Thanks and good day to all!

Tuesday, February 16, 2016

Day -1

        You may have noticed a change in yesterday's title. The reason for that is the 2 days prior to transplant are minus days. Yesterday was actually minus 2 or -2. Today is -1. Transplant day is day zero or just 0. After that the next day is +1, +2 and so on.

         My second round of high dose chemo just started a few minutes ago. It will probably take an hour or so to complete. Tomorrow I expect to get my stem cells about 9 am.If all goes as planned. The will just involve a few syringes and will neckline in my room in just a few minutes, about the same time as it takes to have blood drawn except this is going back in through the same port my IV fluids and other medications are administered. They tell me the worst days are the two or three after the stem cells are returned and then things start improving. Whether or not I do well or not it is going to be a long three weeks. Hopefully my stem cells will recover fast enough I can get patrolled early.

        Last night I didn't sleep to well but that's normal for me and hospitals. Otherwise I am still holding up well. Not looking forward to what I am going look like with no hair. Hopefully it will come back all one color. I don't care if it is brown or gray as long as it is one color.

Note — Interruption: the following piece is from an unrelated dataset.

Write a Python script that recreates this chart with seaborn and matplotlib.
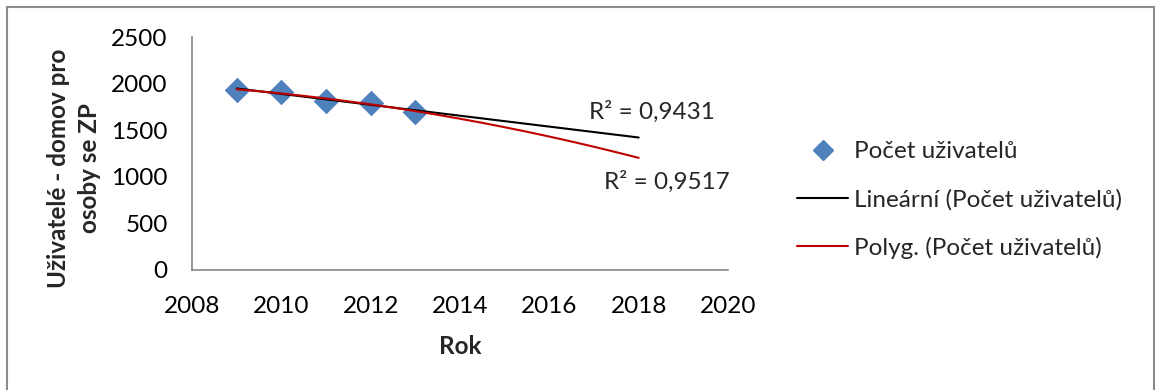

         I have heard from several people they are planning to come see me. I am really looking forward to seeing anyone who comes to visit. Those that do come please don't bring any gifts. Flowers and fruit baskets are not allowed. I realize some of you are traveling along way. One couple will be coming from Pongoteague, Va. Just the fact you are taking the time  and expense to come so far is more than enough for me. Expect to wash your hands and don a mask as it is required. I may look a little different depending on when you arrive. The chemo is in my system now so there is no stopping the hair loss now. I understand it will probably start about this weekend although I did find a hair on my bedside table today.  If anything else comes to mind I will update this later. Otherwise this is it for today. Tomorrow my stem cells come home and I start the healing phase of my treatment. After tomorrow I just have to stay here and be monitored to make sure everything is going as it should. Thanks everyone for your thoughts and prayers. I think my hospital phone number was sent via email but regardless whether you got the email or not you can call my cell phone. If you don't have my cell number message me and I will send it to you.

Love you all!
Have a good night!
Glenn

P.S. I just heard a dear friend, Sheila Clendanial is having a biopsy of a lump in her breast. She is a strong wonderful woman and whether you know her or not please say a prayer for her. Thank you.